- [WHAT YOU SHOULD DO]: Write out word for word each line of the records, beginning at the first and stopping after the line with "const yTicks = [70, 80, 90, 100, 110, 120, 130, 140];". Leave the pictures out.

═════ RECORD EXCERPTS ═════

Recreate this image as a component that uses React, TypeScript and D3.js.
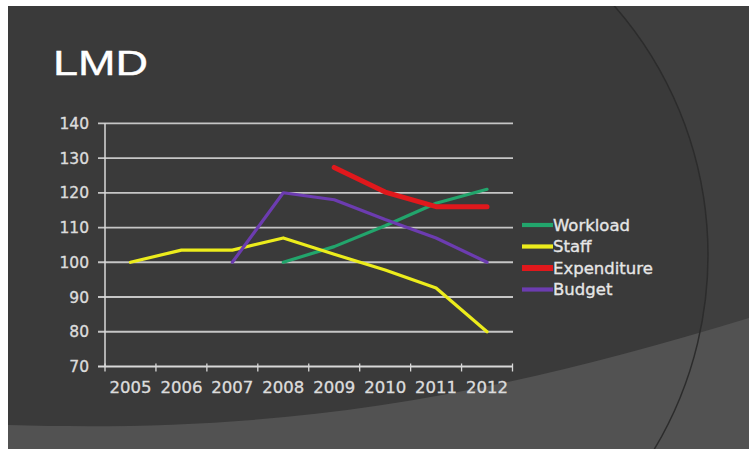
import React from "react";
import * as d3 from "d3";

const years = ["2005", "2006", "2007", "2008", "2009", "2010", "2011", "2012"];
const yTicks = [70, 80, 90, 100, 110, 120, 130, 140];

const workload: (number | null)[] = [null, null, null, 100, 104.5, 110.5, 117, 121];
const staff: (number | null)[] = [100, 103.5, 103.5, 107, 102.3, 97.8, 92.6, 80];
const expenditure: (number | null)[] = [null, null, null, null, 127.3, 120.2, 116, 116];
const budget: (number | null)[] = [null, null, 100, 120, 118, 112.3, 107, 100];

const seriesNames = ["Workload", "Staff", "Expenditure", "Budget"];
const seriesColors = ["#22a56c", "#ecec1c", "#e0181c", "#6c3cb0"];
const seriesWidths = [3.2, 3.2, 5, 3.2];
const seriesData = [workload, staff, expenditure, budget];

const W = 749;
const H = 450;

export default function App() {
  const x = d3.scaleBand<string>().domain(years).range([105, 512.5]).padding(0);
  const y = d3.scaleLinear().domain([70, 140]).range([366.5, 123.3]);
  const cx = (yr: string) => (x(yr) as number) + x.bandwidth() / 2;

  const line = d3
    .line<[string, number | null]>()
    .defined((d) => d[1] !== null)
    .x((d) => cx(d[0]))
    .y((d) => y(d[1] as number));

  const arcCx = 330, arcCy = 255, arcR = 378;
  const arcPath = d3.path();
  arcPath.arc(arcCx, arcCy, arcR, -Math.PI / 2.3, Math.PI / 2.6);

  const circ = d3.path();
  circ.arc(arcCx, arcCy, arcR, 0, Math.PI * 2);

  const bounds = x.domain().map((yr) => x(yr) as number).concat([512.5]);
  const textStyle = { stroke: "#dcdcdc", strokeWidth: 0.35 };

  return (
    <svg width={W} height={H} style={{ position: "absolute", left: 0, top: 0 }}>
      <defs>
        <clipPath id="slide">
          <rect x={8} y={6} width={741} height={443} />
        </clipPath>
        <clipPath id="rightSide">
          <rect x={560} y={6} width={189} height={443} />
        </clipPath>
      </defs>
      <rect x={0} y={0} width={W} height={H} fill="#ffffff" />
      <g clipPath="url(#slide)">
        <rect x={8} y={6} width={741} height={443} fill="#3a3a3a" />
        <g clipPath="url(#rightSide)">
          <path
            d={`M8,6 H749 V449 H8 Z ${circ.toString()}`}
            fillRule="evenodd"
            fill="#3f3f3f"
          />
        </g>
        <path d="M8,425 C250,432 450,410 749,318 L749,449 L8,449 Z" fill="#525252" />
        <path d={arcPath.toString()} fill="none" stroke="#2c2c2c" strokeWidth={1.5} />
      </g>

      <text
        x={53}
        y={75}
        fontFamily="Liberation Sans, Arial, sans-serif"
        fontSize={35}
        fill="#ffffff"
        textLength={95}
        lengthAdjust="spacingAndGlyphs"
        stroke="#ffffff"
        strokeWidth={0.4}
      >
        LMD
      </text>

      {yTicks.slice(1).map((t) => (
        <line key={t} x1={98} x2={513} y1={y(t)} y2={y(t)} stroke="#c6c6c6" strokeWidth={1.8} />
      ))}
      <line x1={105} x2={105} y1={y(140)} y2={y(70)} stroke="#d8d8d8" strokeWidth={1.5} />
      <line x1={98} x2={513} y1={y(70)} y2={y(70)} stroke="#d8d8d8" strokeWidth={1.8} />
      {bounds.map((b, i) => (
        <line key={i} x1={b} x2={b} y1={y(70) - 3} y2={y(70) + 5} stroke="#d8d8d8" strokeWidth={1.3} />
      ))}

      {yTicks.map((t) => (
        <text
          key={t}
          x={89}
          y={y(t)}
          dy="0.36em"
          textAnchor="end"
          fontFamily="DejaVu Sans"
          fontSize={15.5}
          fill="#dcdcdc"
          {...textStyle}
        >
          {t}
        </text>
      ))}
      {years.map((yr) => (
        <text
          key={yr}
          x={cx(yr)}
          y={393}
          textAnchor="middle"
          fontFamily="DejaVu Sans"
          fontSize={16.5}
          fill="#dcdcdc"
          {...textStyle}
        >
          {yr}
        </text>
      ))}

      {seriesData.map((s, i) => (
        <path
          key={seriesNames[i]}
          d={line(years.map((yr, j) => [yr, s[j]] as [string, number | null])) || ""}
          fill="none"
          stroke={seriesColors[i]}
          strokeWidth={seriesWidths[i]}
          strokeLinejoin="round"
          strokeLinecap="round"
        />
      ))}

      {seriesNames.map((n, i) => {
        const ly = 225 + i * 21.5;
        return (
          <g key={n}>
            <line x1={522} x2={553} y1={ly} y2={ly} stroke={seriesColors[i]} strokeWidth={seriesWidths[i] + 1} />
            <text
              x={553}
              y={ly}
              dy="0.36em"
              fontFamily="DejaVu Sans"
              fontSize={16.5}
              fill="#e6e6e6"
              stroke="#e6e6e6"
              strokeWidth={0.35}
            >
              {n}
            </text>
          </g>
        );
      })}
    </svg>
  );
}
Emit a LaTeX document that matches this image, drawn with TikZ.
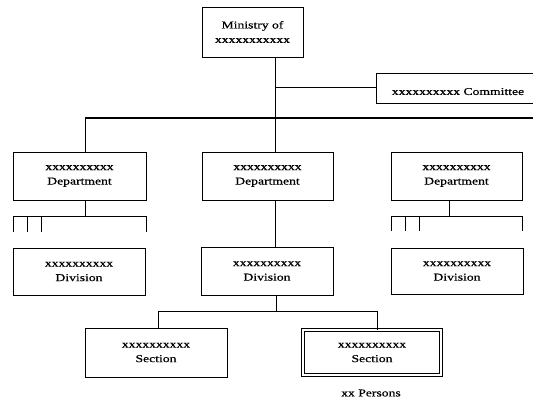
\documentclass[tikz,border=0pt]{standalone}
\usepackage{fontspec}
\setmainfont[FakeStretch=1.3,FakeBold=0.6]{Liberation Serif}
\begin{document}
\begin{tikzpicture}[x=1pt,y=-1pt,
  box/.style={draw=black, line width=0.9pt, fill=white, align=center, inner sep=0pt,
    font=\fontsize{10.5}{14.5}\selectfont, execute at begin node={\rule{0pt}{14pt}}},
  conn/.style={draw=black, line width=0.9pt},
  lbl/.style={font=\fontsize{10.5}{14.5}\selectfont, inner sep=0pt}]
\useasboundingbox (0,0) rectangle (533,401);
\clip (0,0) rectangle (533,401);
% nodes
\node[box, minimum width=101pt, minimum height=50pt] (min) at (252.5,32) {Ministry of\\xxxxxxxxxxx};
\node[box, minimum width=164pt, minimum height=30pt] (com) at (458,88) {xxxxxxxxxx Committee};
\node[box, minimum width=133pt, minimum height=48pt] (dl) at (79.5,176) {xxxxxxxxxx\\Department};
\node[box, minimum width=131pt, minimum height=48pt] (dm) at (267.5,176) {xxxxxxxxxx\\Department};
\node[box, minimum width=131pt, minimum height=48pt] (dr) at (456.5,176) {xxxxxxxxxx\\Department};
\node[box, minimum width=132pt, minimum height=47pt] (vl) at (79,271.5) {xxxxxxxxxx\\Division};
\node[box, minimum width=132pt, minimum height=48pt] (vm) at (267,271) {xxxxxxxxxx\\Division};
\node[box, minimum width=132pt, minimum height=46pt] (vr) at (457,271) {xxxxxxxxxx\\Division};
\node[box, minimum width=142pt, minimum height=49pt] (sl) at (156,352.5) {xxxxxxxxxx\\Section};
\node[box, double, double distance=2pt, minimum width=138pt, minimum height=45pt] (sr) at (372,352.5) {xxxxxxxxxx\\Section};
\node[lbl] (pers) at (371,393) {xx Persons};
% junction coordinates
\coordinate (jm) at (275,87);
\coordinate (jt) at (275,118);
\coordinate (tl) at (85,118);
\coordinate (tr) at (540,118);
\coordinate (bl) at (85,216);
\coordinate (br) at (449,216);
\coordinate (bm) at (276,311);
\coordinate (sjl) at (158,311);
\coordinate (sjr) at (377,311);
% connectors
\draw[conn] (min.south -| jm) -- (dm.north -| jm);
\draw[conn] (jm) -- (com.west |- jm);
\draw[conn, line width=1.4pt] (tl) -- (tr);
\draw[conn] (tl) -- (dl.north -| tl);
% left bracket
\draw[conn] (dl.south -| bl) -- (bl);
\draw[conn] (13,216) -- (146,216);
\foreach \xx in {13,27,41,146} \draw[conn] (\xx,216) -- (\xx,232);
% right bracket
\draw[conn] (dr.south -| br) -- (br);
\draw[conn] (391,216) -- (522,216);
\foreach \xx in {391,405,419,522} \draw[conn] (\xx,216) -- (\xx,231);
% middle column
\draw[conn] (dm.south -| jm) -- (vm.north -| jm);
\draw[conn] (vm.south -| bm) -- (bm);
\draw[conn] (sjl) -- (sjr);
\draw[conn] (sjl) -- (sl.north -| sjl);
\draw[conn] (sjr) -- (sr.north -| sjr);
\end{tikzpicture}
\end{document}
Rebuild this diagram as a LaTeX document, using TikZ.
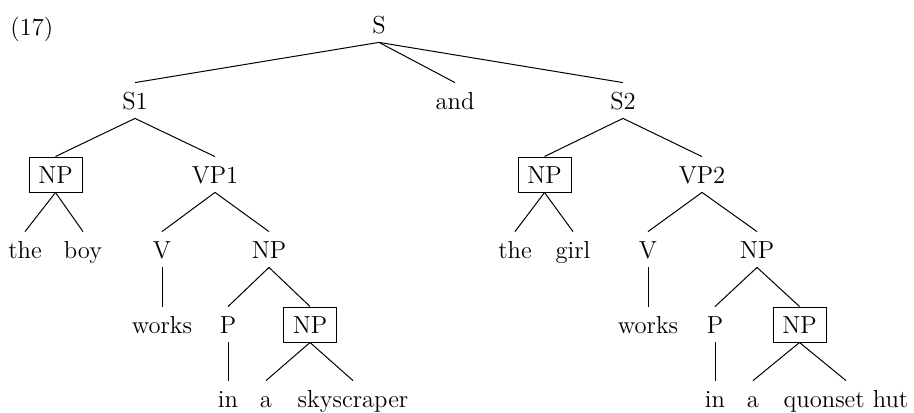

═════

- [TASK ANSWER]:
Recreate this image as a component that uses React, TypeScript and D3.js.
import React from "react";
import * as d3 from "d3";

const years = ["2005", "2006", "2007", "2008", "2009", "2010", "2011", "2012"];
const yTicks = [70, 80, 90, 100, 110, 120, 130, 140];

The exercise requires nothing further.